> **Data for the task**:
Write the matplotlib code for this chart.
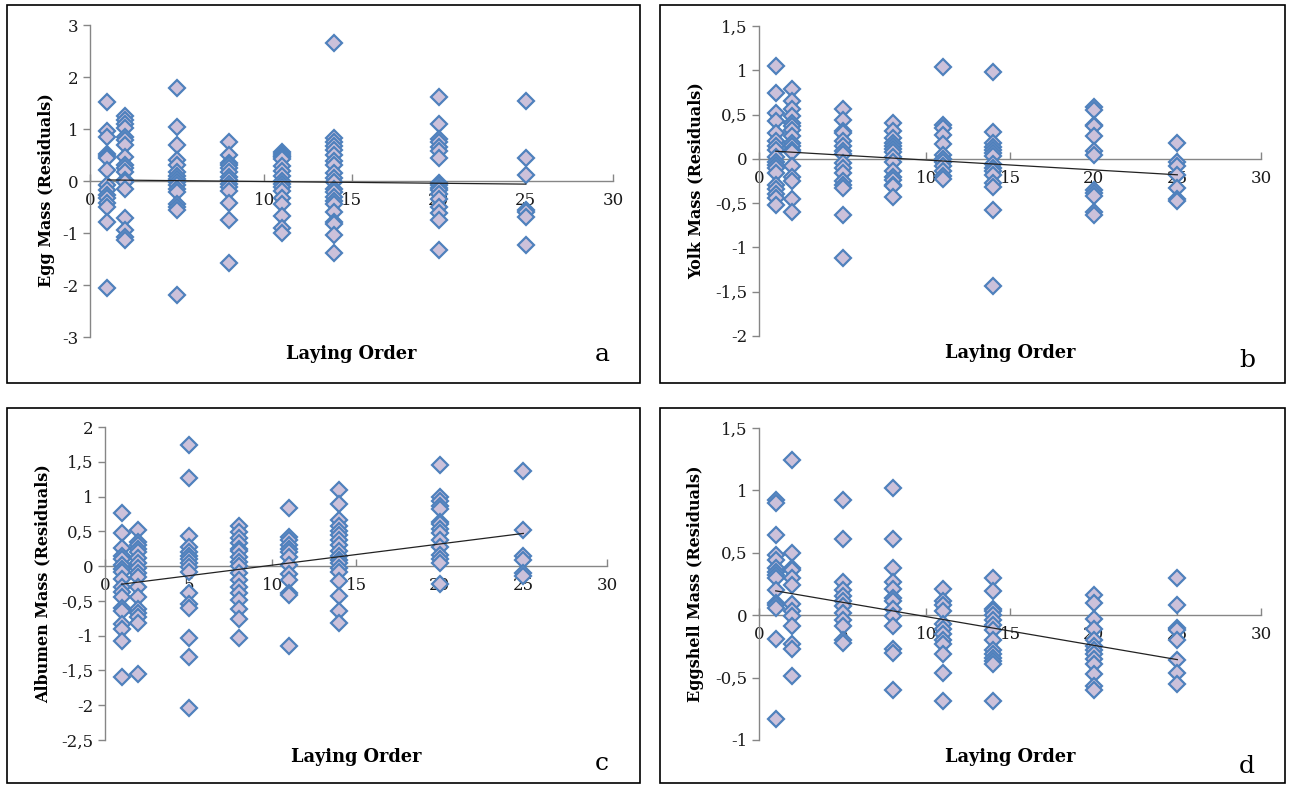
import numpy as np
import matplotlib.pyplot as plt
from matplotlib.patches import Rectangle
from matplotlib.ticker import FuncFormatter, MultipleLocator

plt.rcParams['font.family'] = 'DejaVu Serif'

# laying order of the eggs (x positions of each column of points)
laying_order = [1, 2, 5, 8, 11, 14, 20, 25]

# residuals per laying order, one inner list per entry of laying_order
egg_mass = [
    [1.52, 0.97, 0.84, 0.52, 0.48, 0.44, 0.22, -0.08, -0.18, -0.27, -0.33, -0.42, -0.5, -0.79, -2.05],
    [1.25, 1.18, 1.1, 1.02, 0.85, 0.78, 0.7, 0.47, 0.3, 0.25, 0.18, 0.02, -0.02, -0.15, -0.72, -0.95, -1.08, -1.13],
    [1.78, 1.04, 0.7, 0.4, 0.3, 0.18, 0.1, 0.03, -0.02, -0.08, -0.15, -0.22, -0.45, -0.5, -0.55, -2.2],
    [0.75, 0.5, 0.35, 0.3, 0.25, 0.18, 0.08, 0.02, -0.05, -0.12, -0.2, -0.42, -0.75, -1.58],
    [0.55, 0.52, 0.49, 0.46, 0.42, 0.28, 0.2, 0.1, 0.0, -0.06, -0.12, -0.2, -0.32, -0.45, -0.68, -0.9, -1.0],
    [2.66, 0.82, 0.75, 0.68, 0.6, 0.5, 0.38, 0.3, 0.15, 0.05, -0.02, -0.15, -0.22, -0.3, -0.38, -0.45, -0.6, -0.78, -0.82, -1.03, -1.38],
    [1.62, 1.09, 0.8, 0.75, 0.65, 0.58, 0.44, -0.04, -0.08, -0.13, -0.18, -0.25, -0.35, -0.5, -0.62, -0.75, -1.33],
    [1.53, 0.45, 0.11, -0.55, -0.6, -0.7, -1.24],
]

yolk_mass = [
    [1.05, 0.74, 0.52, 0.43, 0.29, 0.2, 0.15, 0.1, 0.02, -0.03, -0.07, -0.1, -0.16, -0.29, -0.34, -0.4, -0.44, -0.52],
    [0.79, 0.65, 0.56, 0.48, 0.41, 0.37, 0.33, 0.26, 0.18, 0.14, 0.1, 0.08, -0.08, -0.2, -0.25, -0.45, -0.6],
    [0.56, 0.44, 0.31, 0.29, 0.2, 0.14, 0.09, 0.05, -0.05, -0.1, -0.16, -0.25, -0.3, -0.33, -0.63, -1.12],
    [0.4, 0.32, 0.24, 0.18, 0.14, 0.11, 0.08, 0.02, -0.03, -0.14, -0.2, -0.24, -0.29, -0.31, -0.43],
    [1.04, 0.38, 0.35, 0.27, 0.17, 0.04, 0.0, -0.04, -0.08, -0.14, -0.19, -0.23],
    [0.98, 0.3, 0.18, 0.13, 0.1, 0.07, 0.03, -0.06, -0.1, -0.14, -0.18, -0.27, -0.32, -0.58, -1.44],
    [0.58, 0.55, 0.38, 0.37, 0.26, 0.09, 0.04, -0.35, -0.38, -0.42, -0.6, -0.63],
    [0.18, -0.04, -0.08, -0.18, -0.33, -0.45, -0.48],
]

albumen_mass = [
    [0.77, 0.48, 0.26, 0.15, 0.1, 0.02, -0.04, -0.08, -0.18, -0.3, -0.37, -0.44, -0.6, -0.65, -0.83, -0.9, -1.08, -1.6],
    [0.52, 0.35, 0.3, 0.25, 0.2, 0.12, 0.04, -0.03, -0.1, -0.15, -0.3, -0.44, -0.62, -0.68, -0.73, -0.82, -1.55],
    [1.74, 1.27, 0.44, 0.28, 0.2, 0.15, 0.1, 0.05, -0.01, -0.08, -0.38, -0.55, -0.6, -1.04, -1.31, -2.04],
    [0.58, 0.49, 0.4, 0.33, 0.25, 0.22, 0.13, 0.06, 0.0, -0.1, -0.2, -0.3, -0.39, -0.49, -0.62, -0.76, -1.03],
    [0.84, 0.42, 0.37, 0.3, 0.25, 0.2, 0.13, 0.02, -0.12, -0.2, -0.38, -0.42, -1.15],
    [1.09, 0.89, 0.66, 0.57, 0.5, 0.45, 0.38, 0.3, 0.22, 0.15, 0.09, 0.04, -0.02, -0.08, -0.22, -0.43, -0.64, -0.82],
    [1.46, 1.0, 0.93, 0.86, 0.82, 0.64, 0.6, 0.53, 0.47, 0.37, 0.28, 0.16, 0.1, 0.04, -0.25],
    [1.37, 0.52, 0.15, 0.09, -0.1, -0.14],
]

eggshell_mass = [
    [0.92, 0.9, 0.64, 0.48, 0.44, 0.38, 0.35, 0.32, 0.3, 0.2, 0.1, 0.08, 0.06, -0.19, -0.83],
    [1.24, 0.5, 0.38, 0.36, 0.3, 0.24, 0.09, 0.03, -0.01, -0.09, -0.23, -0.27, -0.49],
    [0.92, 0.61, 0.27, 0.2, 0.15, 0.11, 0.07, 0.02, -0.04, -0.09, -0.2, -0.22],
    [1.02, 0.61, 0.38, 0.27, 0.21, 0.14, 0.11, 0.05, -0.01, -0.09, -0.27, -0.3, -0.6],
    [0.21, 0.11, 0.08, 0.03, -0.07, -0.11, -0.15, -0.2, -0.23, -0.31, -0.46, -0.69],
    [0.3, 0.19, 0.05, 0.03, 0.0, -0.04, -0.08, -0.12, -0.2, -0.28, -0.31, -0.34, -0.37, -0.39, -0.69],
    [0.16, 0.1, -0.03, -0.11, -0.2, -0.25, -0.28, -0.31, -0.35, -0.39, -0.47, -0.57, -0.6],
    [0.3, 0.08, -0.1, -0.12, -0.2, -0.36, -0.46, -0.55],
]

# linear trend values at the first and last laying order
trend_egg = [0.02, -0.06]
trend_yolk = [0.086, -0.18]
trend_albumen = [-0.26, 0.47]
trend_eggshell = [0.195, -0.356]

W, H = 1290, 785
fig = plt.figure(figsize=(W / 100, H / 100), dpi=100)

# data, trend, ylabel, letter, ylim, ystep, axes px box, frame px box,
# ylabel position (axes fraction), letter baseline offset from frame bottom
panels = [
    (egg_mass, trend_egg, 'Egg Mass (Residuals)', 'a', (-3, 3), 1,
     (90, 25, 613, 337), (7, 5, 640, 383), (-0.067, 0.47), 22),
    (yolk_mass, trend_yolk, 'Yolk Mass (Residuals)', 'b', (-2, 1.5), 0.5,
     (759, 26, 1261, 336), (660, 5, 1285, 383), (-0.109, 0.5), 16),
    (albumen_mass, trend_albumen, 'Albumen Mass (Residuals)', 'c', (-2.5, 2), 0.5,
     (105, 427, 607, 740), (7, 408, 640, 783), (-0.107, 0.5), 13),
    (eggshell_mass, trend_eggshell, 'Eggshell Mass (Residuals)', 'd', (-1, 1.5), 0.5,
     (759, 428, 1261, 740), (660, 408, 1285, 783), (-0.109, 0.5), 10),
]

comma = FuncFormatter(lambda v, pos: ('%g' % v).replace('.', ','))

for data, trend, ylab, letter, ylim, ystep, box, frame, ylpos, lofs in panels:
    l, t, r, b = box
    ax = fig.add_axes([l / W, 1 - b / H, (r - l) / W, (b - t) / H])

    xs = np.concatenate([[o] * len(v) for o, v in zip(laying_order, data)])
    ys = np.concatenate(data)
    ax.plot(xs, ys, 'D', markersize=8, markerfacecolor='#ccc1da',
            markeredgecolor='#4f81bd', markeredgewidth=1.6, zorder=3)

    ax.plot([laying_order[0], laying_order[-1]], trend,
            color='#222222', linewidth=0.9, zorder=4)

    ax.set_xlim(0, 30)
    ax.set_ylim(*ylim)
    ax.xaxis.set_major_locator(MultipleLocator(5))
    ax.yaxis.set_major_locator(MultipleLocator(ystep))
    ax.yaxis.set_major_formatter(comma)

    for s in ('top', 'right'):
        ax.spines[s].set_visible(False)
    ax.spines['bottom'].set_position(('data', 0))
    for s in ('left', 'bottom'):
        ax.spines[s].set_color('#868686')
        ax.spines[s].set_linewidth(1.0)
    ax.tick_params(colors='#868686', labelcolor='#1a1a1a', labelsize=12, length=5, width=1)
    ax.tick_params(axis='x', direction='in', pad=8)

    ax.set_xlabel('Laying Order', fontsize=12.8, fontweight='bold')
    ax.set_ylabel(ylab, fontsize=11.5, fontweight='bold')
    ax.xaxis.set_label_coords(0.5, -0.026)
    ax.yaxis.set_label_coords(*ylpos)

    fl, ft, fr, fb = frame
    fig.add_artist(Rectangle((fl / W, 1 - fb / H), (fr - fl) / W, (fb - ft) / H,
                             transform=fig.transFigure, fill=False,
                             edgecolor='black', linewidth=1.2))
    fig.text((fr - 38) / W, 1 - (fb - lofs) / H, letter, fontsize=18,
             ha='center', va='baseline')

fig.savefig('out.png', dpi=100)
---
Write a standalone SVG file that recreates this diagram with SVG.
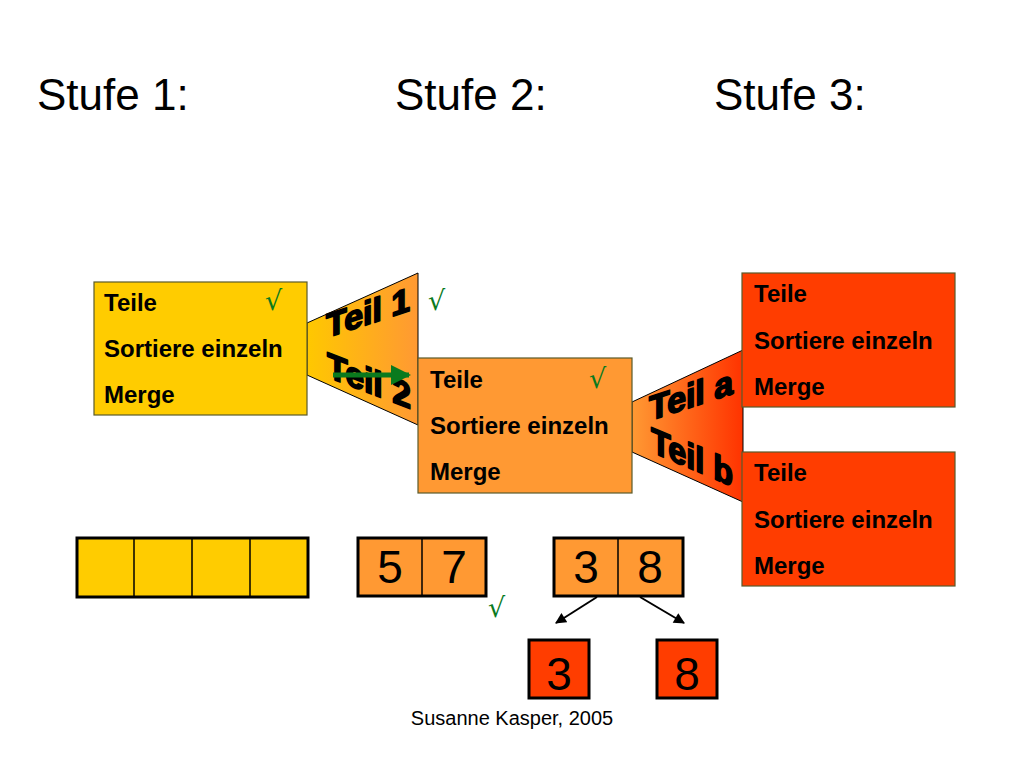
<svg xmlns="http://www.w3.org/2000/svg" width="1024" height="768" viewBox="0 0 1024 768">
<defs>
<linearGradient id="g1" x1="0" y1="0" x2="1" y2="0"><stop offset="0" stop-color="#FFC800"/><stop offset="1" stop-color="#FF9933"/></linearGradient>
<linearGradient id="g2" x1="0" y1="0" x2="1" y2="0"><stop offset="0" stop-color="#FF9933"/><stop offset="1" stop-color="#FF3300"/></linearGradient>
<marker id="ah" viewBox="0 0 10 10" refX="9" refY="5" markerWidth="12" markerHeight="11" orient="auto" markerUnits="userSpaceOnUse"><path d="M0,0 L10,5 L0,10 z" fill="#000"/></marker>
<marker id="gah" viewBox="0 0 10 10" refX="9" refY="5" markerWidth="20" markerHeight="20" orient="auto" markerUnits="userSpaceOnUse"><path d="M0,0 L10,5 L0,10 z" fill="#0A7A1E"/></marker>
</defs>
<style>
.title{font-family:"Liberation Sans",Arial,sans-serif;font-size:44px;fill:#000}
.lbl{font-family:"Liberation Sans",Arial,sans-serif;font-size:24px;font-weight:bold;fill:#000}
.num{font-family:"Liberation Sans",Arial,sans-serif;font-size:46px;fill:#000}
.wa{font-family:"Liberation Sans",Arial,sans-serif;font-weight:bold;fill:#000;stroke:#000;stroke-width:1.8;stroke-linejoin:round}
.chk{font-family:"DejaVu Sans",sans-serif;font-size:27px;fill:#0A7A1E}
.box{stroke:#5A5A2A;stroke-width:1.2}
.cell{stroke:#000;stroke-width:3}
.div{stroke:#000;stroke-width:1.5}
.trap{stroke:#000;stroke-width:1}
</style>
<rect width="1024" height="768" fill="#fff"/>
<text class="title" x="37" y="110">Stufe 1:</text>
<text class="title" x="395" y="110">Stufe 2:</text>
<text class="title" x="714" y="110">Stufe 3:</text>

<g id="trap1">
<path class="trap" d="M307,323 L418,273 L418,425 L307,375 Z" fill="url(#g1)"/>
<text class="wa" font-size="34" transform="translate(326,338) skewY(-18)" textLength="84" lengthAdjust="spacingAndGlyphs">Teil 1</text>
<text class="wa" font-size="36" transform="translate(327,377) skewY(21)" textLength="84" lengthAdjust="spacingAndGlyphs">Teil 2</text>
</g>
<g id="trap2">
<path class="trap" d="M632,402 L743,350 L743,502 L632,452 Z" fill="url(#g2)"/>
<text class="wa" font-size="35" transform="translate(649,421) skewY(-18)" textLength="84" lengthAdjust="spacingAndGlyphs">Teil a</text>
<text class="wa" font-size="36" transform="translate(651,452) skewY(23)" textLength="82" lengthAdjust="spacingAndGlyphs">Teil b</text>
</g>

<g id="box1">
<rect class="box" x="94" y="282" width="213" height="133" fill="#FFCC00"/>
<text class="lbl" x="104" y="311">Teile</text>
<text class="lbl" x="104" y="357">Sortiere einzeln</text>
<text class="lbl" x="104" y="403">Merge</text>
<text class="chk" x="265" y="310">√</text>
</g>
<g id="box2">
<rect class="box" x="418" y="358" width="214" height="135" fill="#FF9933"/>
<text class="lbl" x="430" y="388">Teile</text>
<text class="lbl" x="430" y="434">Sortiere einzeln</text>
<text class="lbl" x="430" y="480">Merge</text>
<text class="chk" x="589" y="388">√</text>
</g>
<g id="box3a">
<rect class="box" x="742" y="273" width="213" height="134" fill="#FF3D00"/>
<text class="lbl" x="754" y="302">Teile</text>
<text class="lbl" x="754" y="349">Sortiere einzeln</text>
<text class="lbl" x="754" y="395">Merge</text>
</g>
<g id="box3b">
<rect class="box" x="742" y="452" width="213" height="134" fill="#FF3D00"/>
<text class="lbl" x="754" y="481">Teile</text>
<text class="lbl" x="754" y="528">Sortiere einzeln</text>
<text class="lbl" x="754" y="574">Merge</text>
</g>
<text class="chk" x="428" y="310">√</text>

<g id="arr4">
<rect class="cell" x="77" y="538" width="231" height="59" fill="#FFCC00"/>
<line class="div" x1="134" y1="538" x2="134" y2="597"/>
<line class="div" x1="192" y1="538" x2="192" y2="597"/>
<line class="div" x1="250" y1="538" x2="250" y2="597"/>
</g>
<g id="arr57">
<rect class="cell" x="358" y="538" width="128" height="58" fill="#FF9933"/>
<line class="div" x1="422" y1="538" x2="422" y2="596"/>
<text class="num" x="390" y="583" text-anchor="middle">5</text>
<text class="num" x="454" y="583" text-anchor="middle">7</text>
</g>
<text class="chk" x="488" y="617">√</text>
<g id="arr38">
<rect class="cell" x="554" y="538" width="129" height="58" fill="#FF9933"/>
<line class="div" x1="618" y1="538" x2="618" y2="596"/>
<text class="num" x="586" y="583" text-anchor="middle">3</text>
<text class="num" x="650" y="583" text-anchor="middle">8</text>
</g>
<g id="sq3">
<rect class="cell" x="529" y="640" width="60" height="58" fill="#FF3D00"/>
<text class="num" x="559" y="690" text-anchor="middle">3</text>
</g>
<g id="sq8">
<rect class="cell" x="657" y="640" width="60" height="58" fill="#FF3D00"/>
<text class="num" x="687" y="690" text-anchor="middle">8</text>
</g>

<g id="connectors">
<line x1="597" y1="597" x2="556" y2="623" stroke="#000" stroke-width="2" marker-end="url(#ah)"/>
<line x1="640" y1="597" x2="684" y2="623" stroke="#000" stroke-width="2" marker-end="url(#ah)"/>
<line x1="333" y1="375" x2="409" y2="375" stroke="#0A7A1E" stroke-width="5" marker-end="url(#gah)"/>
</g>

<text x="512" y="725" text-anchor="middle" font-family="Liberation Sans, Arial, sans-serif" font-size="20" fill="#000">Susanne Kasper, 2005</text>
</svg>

> **Aim**: Start at the line that contains "Write the matplotlib code for this chart.", stop at the line that contains "laying_order = [1, 2, 5, 8, 11, 14, 20, 25]", and reproduce each line in that stretch exactly. Pictures are excluded.

> **Task answer**:
Write the matplotlib code for this chart.
import numpy as np
import matplotlib.pyplot as plt
from matplotlib.patches import Rectangle
from matplotlib.ticker import FuncFormatter, MultipleLocator

plt.rcParams['font.family'] = 'DejaVu Serif'

# laying order of the eggs (x positions of each column of points)
laying_order = [1, 2, 5, 8, 11, 14, 20, 25]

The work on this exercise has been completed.